A heavily traveled section of Martha Berry Highway/U.S. Highway will be resurfaced.
A $4 million contract has been awarded by the Georgia Department of Transportation (GDOT) to resurface a heavily traveled section of Martha Berry Highway/U.S. Highway 27 in Rome.
North of that planned work, a $3.5 million bridge replacement effort on GA Highway 100 in Chattooga County alsowill be performed. The structure crosses Clarks Creek just south of Silver Hill Road.
The two contracts were among the 30 awarded statewide from the GDOT's May letting, totaling $102,133,925.
The Rome News-Tribune reported that Northwest Georgia Paving in Cartersville will do the work on Martha Berry Highway/U.S. 27, a federally funded project.
Plans call for the contractor to mill down and resurface just over 8 mi. of the highway between Turner McCall Boulevard in Rome and New Rosedale Road in Armuchee. The project was selected by the GDOT district maintenance office from roads with low ratings in the state's Pavement Condition Evaluation System (PACES).
Northwest Georgia Paving received its official notice to proceed on June 24 and is contracted to finish the Floyd County job by April 30, 2022.
The Clarks Creek bridge on GA 100 will be replaced by Rossville's Talley Construction Co., the Rome news source reported. A start date on that project has not been set but the work is scheduled to be completed by May 31, 2022. Once the contractor does begin its job at the site, a traffic control subcontractor will be on hand when construction begins to affect the roadway.
The largest single contract from the GDOT's most recent letting, worth approximately $32.2 million, went to E. R. Snell Contractor Inc., to widen and reconstruct 6.47 mi. of U.S. 1 in Jefferson County. The nearby Big Creek Bridge also will be replaced as part of this project.
Rome, Floyd County Explore Funding Options
According to the News-Tribune, Jefferson County is in one of the four regions in Georgia that have passed 10-year, one-cent sales tax packages under the GDOT's Transportation Investment Act (TIA).
As a result, those counties have a funding edge since 75 percent of the revenue goes toward helping GDOT offset the cost of their regional projects. Under the law, those projects are not subject to Congressional District Balancing, which requires state road money to be evenly distributed across the districts.
Regions that passed TIA also need only provide a 10 percent match for annual Local Maintenance Improvement Grants, instead of a 30 percent local match, the newspaper reported.
Floyd County, however, is not among the regions benefiting from TIA funds.
In 2011, Floyd was one of 15 counties in the Northwest Georgia Regional Commission district that developed a list of projects to fund through a Transportation Special Purpose Local Option Sales Tax, or T-SPLOST. Set for a vote in 2012 and projected to raise more than $1.4 billion, the move would have increased the local sales tax to eight percent, which led to the vote failing in every county except Dade.

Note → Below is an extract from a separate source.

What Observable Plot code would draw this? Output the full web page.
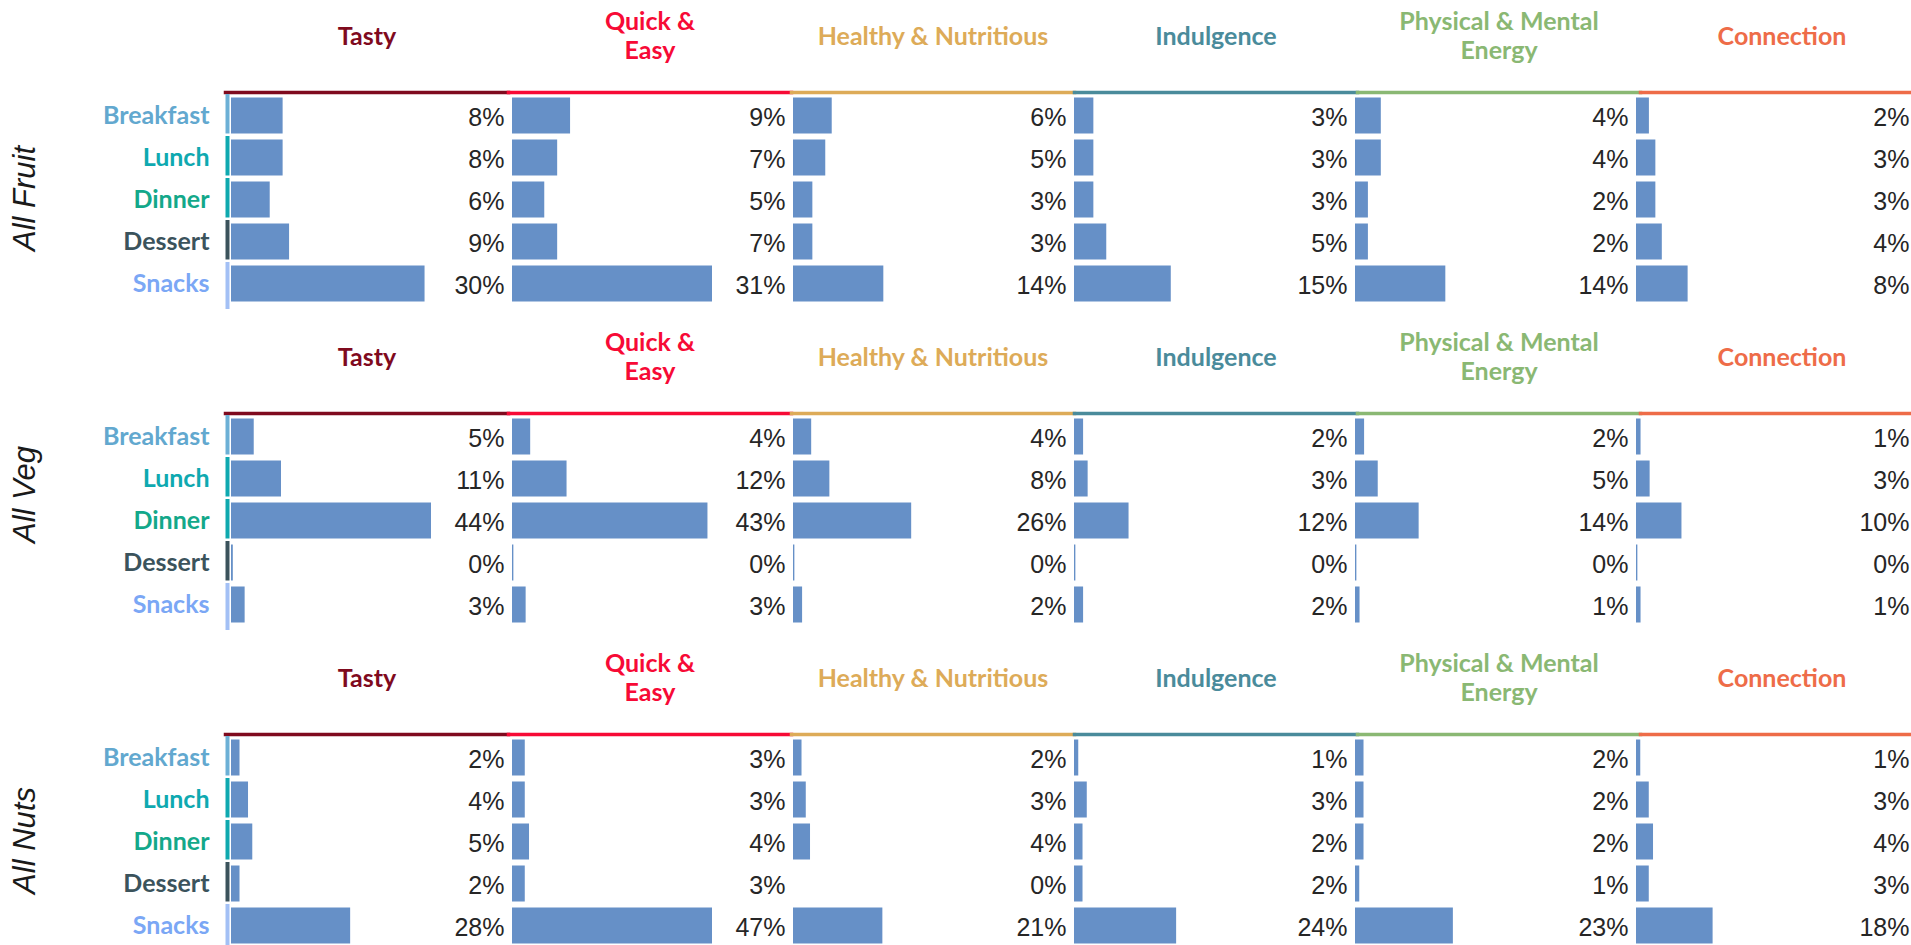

Since then, Rome and Floyd County leaders have tentatively raised the idea of a newer funding mechanism that allows a single-county T-SPLOST, although nothing concrete has emerged, the News-Tribune reported.
Three other Georgia regions — River Valley, Central Savannah River Area and the Heart of Georgia Altamaha — approved a T-SPLOST in 2012, followed by the Southern Georgia region in 2018.